== EXCERPTED RECORDS

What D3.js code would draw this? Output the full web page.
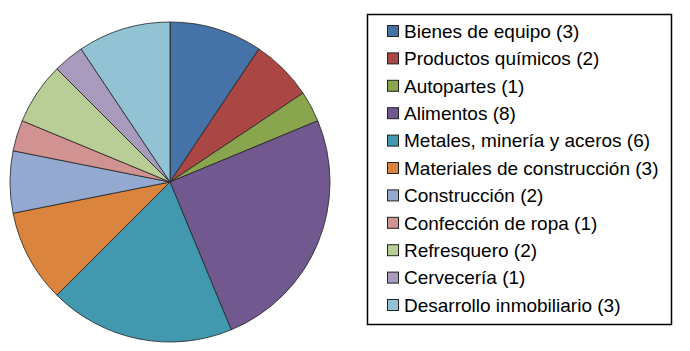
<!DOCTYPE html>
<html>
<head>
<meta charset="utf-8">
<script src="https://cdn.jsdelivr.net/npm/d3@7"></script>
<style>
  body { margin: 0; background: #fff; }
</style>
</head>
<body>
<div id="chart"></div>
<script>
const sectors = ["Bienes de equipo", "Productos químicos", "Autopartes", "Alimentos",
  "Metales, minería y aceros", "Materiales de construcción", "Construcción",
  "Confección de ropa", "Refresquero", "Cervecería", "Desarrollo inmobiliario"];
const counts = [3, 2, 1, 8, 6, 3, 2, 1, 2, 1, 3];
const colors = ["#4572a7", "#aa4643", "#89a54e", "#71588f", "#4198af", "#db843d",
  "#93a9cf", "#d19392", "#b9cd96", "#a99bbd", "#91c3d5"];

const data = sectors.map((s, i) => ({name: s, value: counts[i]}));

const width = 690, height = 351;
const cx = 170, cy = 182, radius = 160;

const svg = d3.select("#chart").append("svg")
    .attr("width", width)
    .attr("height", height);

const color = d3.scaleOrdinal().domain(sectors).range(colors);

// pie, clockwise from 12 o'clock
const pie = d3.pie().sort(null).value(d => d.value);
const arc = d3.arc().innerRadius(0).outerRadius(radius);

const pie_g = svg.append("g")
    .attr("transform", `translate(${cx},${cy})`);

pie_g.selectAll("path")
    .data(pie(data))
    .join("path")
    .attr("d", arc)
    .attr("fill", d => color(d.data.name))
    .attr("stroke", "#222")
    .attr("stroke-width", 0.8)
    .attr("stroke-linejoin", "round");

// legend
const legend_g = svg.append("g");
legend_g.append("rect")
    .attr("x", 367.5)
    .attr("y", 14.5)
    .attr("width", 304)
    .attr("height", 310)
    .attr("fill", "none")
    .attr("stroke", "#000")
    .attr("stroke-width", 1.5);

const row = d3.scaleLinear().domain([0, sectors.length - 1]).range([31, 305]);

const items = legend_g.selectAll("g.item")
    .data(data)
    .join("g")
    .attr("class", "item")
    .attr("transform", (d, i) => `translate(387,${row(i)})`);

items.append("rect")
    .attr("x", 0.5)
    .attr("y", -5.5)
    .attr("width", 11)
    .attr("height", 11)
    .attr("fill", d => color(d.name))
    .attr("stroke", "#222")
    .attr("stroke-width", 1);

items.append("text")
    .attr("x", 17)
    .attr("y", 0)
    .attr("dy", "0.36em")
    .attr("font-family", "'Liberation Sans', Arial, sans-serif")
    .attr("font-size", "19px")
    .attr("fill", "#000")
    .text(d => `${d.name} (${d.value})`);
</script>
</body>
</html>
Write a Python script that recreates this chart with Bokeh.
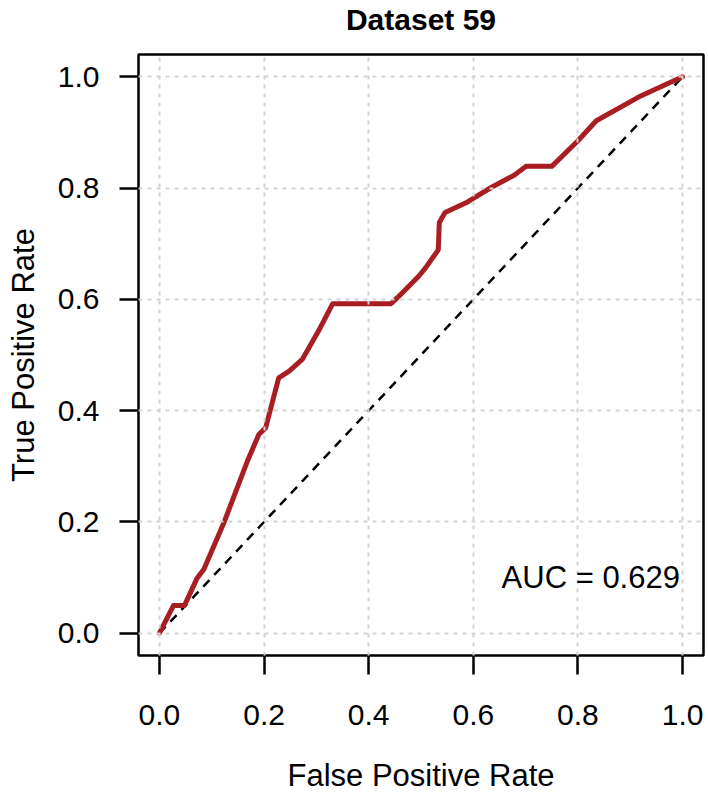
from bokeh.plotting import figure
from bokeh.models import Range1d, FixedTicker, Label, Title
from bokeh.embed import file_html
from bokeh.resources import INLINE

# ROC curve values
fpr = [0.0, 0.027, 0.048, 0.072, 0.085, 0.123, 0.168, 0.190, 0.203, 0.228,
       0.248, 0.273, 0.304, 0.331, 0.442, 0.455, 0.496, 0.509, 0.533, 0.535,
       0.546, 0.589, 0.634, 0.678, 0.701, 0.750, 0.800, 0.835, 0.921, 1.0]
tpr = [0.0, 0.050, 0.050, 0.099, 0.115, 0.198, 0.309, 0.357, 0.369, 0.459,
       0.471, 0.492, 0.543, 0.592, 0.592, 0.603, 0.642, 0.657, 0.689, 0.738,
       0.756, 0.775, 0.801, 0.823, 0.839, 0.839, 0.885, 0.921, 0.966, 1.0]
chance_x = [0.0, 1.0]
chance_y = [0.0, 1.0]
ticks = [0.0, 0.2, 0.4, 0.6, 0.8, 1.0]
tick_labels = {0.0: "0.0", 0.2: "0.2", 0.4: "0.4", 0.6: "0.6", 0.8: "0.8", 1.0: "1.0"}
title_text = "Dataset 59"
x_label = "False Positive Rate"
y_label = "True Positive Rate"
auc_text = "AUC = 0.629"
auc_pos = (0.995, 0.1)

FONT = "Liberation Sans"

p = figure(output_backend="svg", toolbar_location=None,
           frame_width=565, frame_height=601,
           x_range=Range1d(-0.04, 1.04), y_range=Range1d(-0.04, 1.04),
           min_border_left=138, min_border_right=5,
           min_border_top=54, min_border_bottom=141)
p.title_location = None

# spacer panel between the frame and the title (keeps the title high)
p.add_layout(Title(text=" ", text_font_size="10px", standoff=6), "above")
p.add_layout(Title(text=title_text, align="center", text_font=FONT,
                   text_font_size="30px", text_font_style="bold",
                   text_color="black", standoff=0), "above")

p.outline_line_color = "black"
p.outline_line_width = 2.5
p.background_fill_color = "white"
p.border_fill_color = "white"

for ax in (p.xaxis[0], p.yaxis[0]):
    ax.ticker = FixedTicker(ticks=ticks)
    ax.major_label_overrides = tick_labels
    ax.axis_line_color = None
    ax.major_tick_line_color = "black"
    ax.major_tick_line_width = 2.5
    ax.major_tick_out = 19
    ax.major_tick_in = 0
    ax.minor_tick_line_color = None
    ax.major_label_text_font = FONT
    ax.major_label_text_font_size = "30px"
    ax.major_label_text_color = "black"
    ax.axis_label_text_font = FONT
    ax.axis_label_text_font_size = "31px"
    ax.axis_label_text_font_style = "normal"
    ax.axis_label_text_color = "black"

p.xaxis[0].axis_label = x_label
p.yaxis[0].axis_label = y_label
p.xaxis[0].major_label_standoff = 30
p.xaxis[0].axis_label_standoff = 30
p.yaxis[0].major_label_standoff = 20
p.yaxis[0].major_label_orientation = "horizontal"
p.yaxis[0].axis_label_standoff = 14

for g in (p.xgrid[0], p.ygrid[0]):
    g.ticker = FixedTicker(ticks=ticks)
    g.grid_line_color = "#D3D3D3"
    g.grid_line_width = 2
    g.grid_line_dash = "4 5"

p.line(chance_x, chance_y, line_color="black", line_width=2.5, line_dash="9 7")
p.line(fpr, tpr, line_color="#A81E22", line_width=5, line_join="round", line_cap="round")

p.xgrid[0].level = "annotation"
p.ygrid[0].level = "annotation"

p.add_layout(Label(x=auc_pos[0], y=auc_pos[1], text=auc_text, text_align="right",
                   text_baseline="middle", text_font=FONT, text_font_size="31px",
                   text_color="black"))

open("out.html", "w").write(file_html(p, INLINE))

====

→ **WORK TO COMPLETE**:
Copy every entry word for word, but omit the pictures.

→ **RESULT OF THE EXERCISE**:
What D3.js code would draw this? Output the full web page.
<!DOCTYPE html>
<html>
<head>
<meta charset="utf-8">
<script src="https://cdn.jsdelivr.net/npm/d3@7"></script>
<style>
  body { margin: 0; background: #fff; }
</style>
</head>
<body>
<div id="chart"></div>
<script>
const sectors = ["Bienes de equipo", "Productos químicos", "Autopartes", "Alimentos",
  "Metales, minería y aceros", "Materiales de construcción", "Construcción",
  "Confección de ropa", "Refresquero", "Cervecería", "Desarrollo inmobiliario"];
const counts = [3, 2, 1, 8, 6, 3, 2, 1, 2, 1, 3];
const colors = ["#4572a7", "#aa4643", "#89a54e", "#71588f", "#4198af", "#db843d",
  "#93a9cf", "#d19392", "#b9cd96", "#a99bbd", "#91c3d5"];

const data = sectors.map((s, i) => ({name: s, value: counts[i]}));

const width = 690, height = 351;
const cx = 170, cy = 182, radius = 160;

const svg = d3.select("#chart").append("svg")
    .attr("width", width)
    .attr("height", height);

const color = d3.scaleOrdinal().domain(sectors).range(colors);

// pie, clockwise from 12 o'clock
const pie = d3.pie().sort(null).value(d => d.value);
const arc = d3.arc().innerRadius(0).outerRadius(radius);

const pie_g = svg.append("g")
    .attr("transform", `translate(${cx},${cy})`);

pie_g.selectAll("path")
    .data(pie(data))
    .join("path")
    .attr("d", arc)
    .attr("fill", d => color(d.data.name))
    .attr("stroke", "#222")
    .attr("stroke-width", 0.8)
    .attr("stroke-linejoin", "round");

// legend
const legend_g = svg.append("g");
legend_g.append("rect")
    .attr("x", 367.5)
    .attr("y", 14.5)
    .attr("width", 304)
    .attr("height", 310)
    .attr("fill", "none")
    .attr("stroke", "#000")
    .attr("stroke-width", 1.5);

const row = d3.scaleLinear().domain([0, sectors.length - 1]).range([31, 305]);

const items = legend_g.selectAll("g.item")
    .data(data)
    .join("g")
    .attr("class", "item")
    .attr("transform", (d, i) => `translate(387,${row(i)})`);

items.append("rect")
    .attr("x", 0.5)
    .attr("y", -5.5)
    .attr("width", 11)
    .attr("height", 11)
    .attr("fill", d => color(d.name))
    .attr("stroke", "#222")
    .attr("stroke-width", 1);

items.append("text")
    .attr("x", 17)
    .attr("y", 0)
    .attr("dy", "0.36em")
    .attr("font-family", "'Liberation Sans', Arial, sans-serif")
    .attr("font-size", "19px")
    .attr("fill", "#000")
    .text(d => `${d.name} (${d.value})`);
</script>
</body>
</html>
Write a Python script that recreates this chart with Bokeh.
from bokeh.plotting import figure
from bokeh.models import Range1d, FixedTicker, Label, Title
from bokeh.embed import file_html
from bokeh.resources import INLINE

# ROC curve values
fpr = [0.0, 0.027, 0.048, 0.072, 0.085, 0.123, 0.168, 0.190, 0.203, 0.228,
       0.248, 0.273, 0.304, 0.331, 0.442, 0.455, 0.496, 0.509, 0.533, 0.535,
       0.546, 0.589, 0.634, 0.678, 0.701, 0.750, 0.800, 0.835, 0.921, 1.0]
tpr = [0.0, 0.050, 0.050, 0.099, 0.115, 0.198, 0.309, 0.357, 0.369, 0.459,
       0.471, 0.492, 0.543, 0.592, 0.592, 0.603, 0.642, 0.657, 0.689, 0.738,
       0.756, 0.775, 0.801, 0.823, 0.839, 0.839, 0.885, 0.921, 0.966, 1.0]
chance_x = [0.0, 1.0]
chance_y = [0.0, 1.0]
ticks = [0.0, 0.2, 0.4, 0.6, 0.8, 1.0]
tick_labels = {0.0: "0.0", 0.2: "0.2", 0.4: "0.4", 0.6: "0.6", 0.8: "0.8", 1.0: "1.0"}
title_text = "Dataset 59"
x_label = "False Positive Rate"
y_label = "True Positive Rate"
auc_text = "AUC = 0.629"
auc_pos = (0.995, 0.1)

FONT = "Liberation Sans"

p = figure(output_backend="svg", toolbar_location=None,
           frame_width=565, frame_height=601,
           x_range=Range1d(-0.04, 1.04), y_range=Range1d(-0.04, 1.04),
           min_border_left=138, min_border_right=5,
           min_border_top=54, min_border_bottom=141)
p.title_location = None

# spacer panel between the frame and the title (keeps the title high)
p.add_layout(Title(text=" ", text_font_size="10px", standoff=6), "above")
p.add_layout(Title(text=title_text, align="center", text_font=FONT,
                   text_font_size="30px", text_font_style="bold",
                   text_color="black", standoff=0), "above")

p.outline_line_color = "black"
p.outline_line_width = 2.5
p.background_fill_color = "white"
p.border_fill_color = "white"

for ax in (p.xaxis[0], p.yaxis[0]):
    ax.ticker = FixedTicker(ticks=ticks)
    ax.major_label_overrides = tick_labels
    ax.axis_line_color = None
    ax.major_tick_line_color = "black"
    ax.major_tick_line_width = 2.5
    ax.major_tick_out = 19
    ax.major_tick_in = 0
    ax.minor_tick_line_color = None
    ax.major_label_text_font = FONT
    ax.major_label_text_font_size = "30px"
    ax.major_label_text_color = "black"
    ax.axis_label_text_font = FONT
    ax.axis_label_text_font_size = "31px"
    ax.axis_label_text_font_style = "normal"
    ax.axis_label_text_color = "black"

p.xaxis[0].axis_label = x_label
p.yaxis[0].axis_label = y_label
p.xaxis[0].major_label_standoff = 30
p.xaxis[0].axis_label_standoff = 30
p.yaxis[0].major_label_standoff = 20
p.yaxis[0].major_label_orientation = "horizontal"
p.yaxis[0].axis_label_standoff = 14

for g in (p.xgrid[0], p.ygrid[0]):
    g.ticker = FixedTicker(ticks=ticks)
    g.grid_line_color = "#D3D3D3"
    g.grid_line_width = 2
    g.grid_line_dash = "4 5"

p.line(chance_x, chance_y, line_color="black", line_width=2.5, line_dash="9 7")
p.line(fpr, tpr, line_color="#A81E22", line_width=5, line_join="round", line_cap="round")

p.xgrid[0].level = "annotation"
p.ygrid[0].level = "annotation"

p.add_layout(Label(x=auc_pos[0], y=auc_pos[1], text=auc_text, text_align="right",
                   text_baseline="middle", text_font=FONT, text_font_size="31px",
                   text_color="black"))

open("out.html", "w").write(file_html(p, INLINE))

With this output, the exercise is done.